Tomamos café e partimos. Saímos do sítio a cavalo, pelas veredas que ligavam todos aqueles sítios, com sebes de giestas e cercas de varas separando os sítios.

Passamos quase três longas horas cavalgando, eu na garupa do cavalo. Era um cavalo castanho. E só no meio da manhã é que atingimos as primeiras elevações. Então deixamos o cavalo na casa de uma senhora negra. A casa era de piso de cimento e teto de zinco. E ali um homem nos veio buscar e nos levou a pé até às faldas da serra, até que, já de noite, encontramos o primeiro grupo de insurretos.

Tratava-se de um destacamento de rebeldes, sete, talvez oito homens, dirigidos pelo tenente Alcibeades Bermúdez. E qual não foi a minha surpresa quando Alcibeades veio nos cumprimentar! Aquele homem, que respirava com dificuldade, tinha uma extraordinária semelhança física com Fidel Castro. Logo fiquei sabendo que há meses ele estava na guerrilha; que integrava as patrulhas avançadas das tropas de Che; e que estava muito doente do coração, e a altitude lhe fazia muito mal, mas que, apesar disso, era um combatente muito valente e precioso.

Ali, com os seis ou sete homens do tenente Alcibeades Bermúdez, achavam-se três civis; eram recém-chegados: Agustín, havanês, carpinteiro de profissão, e dois lavradores, um de sobrenome Oliva e o outro chamado Nando Chacón.

Os três civis, Jorge e eu, e o destacamento de Alcibeades ficamos ali, no sopé da montanha, numa caverna, à espera de outra pessoa.

Decorrido certo tempo, apareceu a pessoa esperada, uma mulher adulta, bonita, muito gorda, de olhos grandes que exprimiam grande ternura. Tive a impressão de que se tratava de uma senhora muito importante, pois todos a cumprimentaram com muito respeito e carinho. Mas, como não saí do lugar onde estava, na entrada da caverna, foi ela que veio me cumprimentar.

Perguntou-me meu nome, e eu disse-lhe que me chamava Carmen.
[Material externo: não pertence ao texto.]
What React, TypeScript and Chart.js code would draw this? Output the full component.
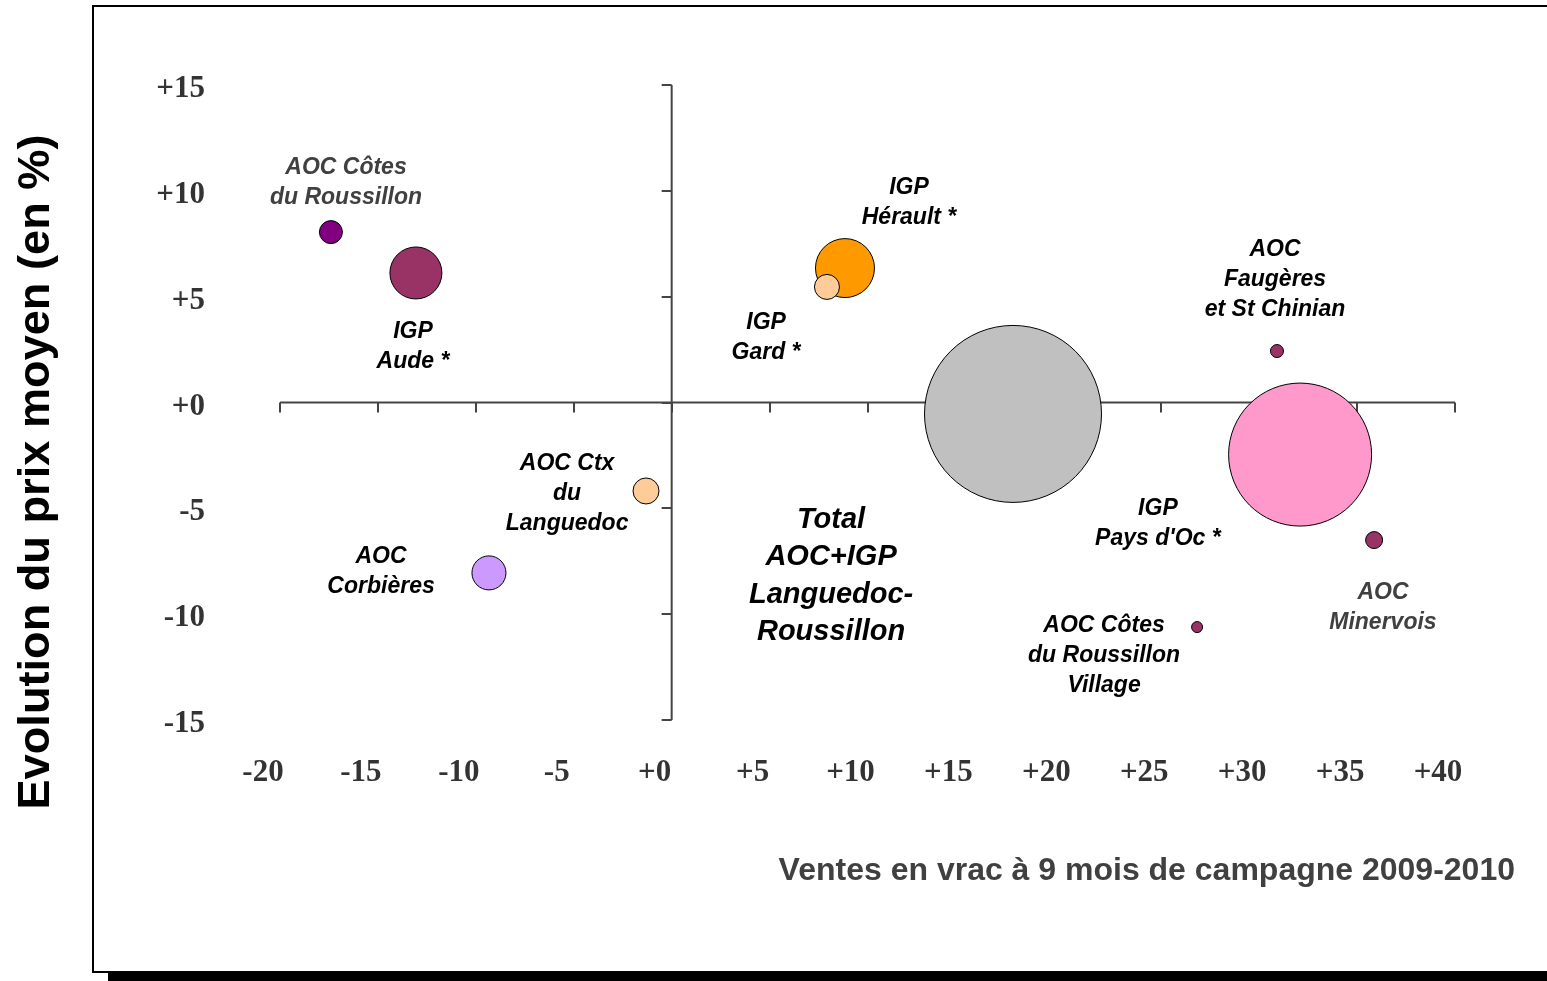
import React, { useEffect, useRef } from 'react';
import { Chart, registerables } from 'chart.js';

Chart.register(...registerables);

// ---- Data ----
const names = [
  'AOC Côtes du Roussillon',
  'IGP Aude',
  'IGP Hérault',
  'IGP Gard',
  'AOC Ctx du Languedoc',
  'AOC Corbières',
  'Total AOC+IGP Languedoc-Roussillon',
  'AOC Faugères et St Chinian',
  "IGP Pays d'Oc",
  'AOC Minervois',
  'AOC Côtes du Roussillon Village',
];
const salesChange = [-17.4, -13.06, 8.85, 7.93, -1.31, -9.33, 17.43, 30.91, 32.09, 35.87, 26.83];
const priceChange = [8.05, 6.12, 6.35, 5.46, -4.18, -8.05, -0.54, 2.43, -2.46, -6.5, -10.61];
const bubbleSize = [11.5, 26, 29.5, 12.5, 13, 17, 88.5, 6.5, 71.5, 8.5, 5.5];
const colors = ['#800080', '#993366', '#FF9900', '#FFCC99', '#FFCC99', '#CC99FF', '#C0C0C0', '#993366', '#FF99CC', '#993366', '#993366'];

const xTickValues = [-20, -15, -10, -5, 0, 5, 10, 15, 20, 25, 30, 35, 40];
const yTickValues = [-15, -10, -5, 0, 5, 10, 15];

// ---- Annotations (label text & anchor in data units) ----
const labelLines = [
  ['AOC Côtes', 'du Roussillon'],
  ['IGP', 'Aude *'],
  ['IGP', 'Hérault *'],
  ['IGP', 'Gard *'],
  ['AOC Ctx', 'du', 'Languedoc'],
  ['AOC', 'Corbières'],
  ['Total', 'AOC+IGP', 'Languedoc-', 'Roussillon'],
  ['AOC', 'Faugères', 'et St Chinian'],
  ['IGP', "Pays d'Oc *"],
  ['AOC', 'Minervois'],
  ['AOC Côtes', 'du Roussillon', 'Village'],
];
const labelX = [-16.63, -13.21, 12.12, 4.82, -5.34, -14.84, 8.14, 30.81, 24.83, 36.32, 22.08];
const labelY = [10.37, 2.63, 9.43, 3.05, -4.32, -8.0, -8.19, 5.82, -5.74, -9.7, -11.97];
const labelGray = [true, false, false, false, false, false, false, false, false, true, false];
const labelBig = [false, false, false, false, false, false, true, false, false, false, false];

const yTitle = 'Evolution du prix moyen (en %)';
const xTitle = 'Ventes en vrac à 9 mois de campagne 2009-2010';

const fmt = (v: number) => (v >= 0 ? '+' + v : String(v));

const PLOT_TOP = 85;
const PLOT_RIGHT = 1455;

const decorPlugin = {
  id: 'decor',
  afterLayout(chart: any) {
    // pin the plot area (bubble auto-padding would otherwise push it down)
    const ca = chart.chartArea;
    const xs = chart.scales.x;
    const ys = chart.scales.y;
    ca.top = PLOT_TOP;
    ca.right = PLOT_RIGHT;
    ca.height = ca.bottom - ca.top;
    ca.width = ca.right - ca.left;
    ys.top = PLOT_TOP;
    ys.height = ys.bottom - ys.top;
    ys.configure();
    xs.right = PLOT_RIGHT;
    xs.width = xs.right - xs.left;
    xs.configure();
  },
  beforeDraw(chart: any) {
    const ctx = chart.ctx;
    const W = chart.width;
    ctx.save();
    ctx.fillStyle = '#ffffff';
    ctx.fillRect(0, 0, W, chart.height);
    // frame
    ctx.strokeStyle = '#000';
    ctx.lineWidth = 2;
    ctx.beginPath();
    ctx.moveTo(W, 6);
    ctx.lineTo(93, 6);
    ctx.lineTo(93, 972);
    ctx.lineTo(W, 972);
    ctx.stroke();
    // shadow
    ctx.fillStyle = '#000';
    ctx.fillRect(108, 971, W - 108, 10);

    // y title
    ctx.font = 'bold 44px "Liberation Sans", Arial, sans-serif';
    ctx.fillStyle = '#000';
    const w = ctx.measureText(yTitle).width;
    ctx.save();
    ctx.translate(37, 472);
    ctx.rotate(-Math.PI / 2);
    ctx.scale(675 / w, 1);
    ctx.textAlign = 'center';
    ctx.textBaseline = 'middle';
    ctx.fillText(yTitle, 0, 0);
    ctx.restore();

    // x title
    ctx.font = 'bold 32px "Liberation Sans", Arial, sans-serif';
    ctx.fillStyle = '#404040';
    ctx.textAlign = 'right';
    ctx.textBaseline = 'middle';
    ctx.fillText(xTitle, 1515, 871);
    ctx.restore();
  },
  beforeDatasetsDraw(chart: any) {
    const ctx = chart.ctx;
    const xs = chart.scales.x;
    const ys = chart.scales.y;
    const y0 = ys.getPixelForValue(0);
    const x0 = xs.getPixelForValue(0);
    ctx.save();
    ctx.strokeStyle = '#444';
    ctx.lineWidth = 2;
    ctx.lineCap = 'butt';
    ctx.beginPath();
    ctx.moveTo(xs.getPixelForValue(-20), y0);
    ctx.lineTo(xs.getPixelForValue(40), y0);
    xTickValues.forEach((v) => {
      const px = Math.round(xs.getPixelForValue(v));
      ctx.moveTo(px, y0);
      ctx.lineTo(px, y0 + 10);
    });
    ctx.moveTo(x0, ys.getPixelForValue(15));
    ctx.lineTo(x0, ys.getPixelForValue(-15));
    yTickValues.forEach((v) => {
      const py = Math.round(ys.getPixelForValue(v));
      ctx.moveTo(x0, py);
      ctx.lineTo(x0 - 10, py);
    });
    ctx.stroke();
    ctx.restore();
  },
  afterDatasetsDraw(chart: any) {
    const ctx = chart.ctx;
    const xs = chart.scales.x;
    const ys = chart.scales.y;
    ctx.save();
    ctx.textAlign = 'center';
    ctx.textBaseline = 'middle';
    labelLines.forEach((lines, i) => {
      const big = labelBig[i];
      const size = big ? 29 : 23;
      const lh = big ? 37.5 : 30;
      ctx.font = `italic bold ${size}px "Liberation Sans", Arial, sans-serif`;
      ctx.fillStyle = labelGray[i] ? '#404040' : '#000';
      const cx = xs.getPixelForValue(labelX[i]);
      const cy = ys.getPixelForValue(labelY[i]);
      const startY = cy - ((lines.length - 1) * lh) / 2;
      lines.forEach((t, j) => ctx.fillText(t, cx, startY + j * lh));
    });
    ctx.restore();
  },
};

export default function App() {
  const ref = useRef<HTMLCanvasElement | null>(null);
  useEffect(() => {
    document.body.style.margin = '0';
    document.body.style.overflow = 'hidden';
    if (!ref.current) return;
    const tickFont = { family: '"Liberation Serif", "Times New Roman", serif', size: 31, weight: 'bold' as const };
    const chart = new Chart(ref.current, {
      type: 'bubble',
      data: {
        datasets: [
          {
            label: 'Appellations',
            data: names.map((_, i) => ({ x: salesChange[i], y: priceChange[i], r: bubbleSize[i] })),
            backgroundColor: colors,
            borderColor: '#000',
            borderWidth: 1,
            clip: false as any,
          },
        ],
      },
      options: {
        animation: false,
        responsive: false,
        devicePixelRatio: 1,
        events: [],
        layout: { autoPadding: false, padding: { top: 85, right: 92, left: 0, bottom: 0 } },
        plugins: { legend: { display: false }, tooltip: { enabled: false } },
        scales: {
          x: {
            type: 'linear',
            min: -20,
            max: 40,
            afterBuildTicks: (s: any) => {
              s.ticks = xTickValues.map((v) => ({ value: v }));
            },
            afterFit: (s: any) => {
              s.height = 261;
            },
            ticks: {
              callback: (v: any) => fmt(Number(v)),
              font: tickFont,
              color: '#333',
              padding: 34,
              labelOffset: -17,
              autoSkip: false,
              maxRotation: 0,
            },
            grid: { display: false, drawTicks: false },
            border: { display: false },
          },
          y: {
            type: 'linear',
            min: -15,
            max: 15,
            afterBuildTicks: (s: any) => {
              s.ticks = yTickValues.map((v) => ({ value: v }));
            },
            afterFit: (s: any) => {
              s.width = 280;
            },
            ticks: {
              callback: (v: any) => fmt(Number(v)),
              font: tickFont,
              color: '#333',
              padding: 75,
              labelOffset: 4,
              autoSkip: false,
            },
            grid: { display: false, drawTicks: false },
            border: { display: false },
          },
        },
      },
      plugins: [decorPlugin],
    });
    return () => chart.destroy();
  }, []);
  return (
    <div style={{ position: 'absolute', left: 0, top: 0, width: 1547, height: 981 }}>
      <canvas ref={ref} width={1547} height={981} style={{ width: 1547, height: 981, display: 'block' }} />
    </div>
  );
}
Apresentou-se como Lidia. A senhora trouxera um pouco de queijo, biscoitos e doce de goiaba suficientes para todos. E depois de comermos aqueles alimentos, já de noite, deixamos a caverna e embrenhamo-nos pelas veredas da Sierra.

A senhora Lidia, devido a ser um tanto gorda, locomovia-se muito devagar no meio da noite. Fiquei o tempo quase todo ao seu lado. Era-lhe muito cansativo caminhar. Na primeira oportunidade perguntei-lhe que havia com ela, por que andava tão devagar. Disse-me que não era nada, que era o peso dos seus 46 anos. Achei que não, que o problema era a sua obesidade, e fiz-lhe uma segunda pergunta:

— Então por que vai entrar na guerrilha?

Ela moveu a cabeça, olhou-me e disse-me:

— Não vou entrar na guerrilha; já estou em ação e vou ver o Che.

Na clandestinidade e na guerrilha não se perguntava nada. Assim, indiretamente, fiquei sabendo qual seria o meu destino.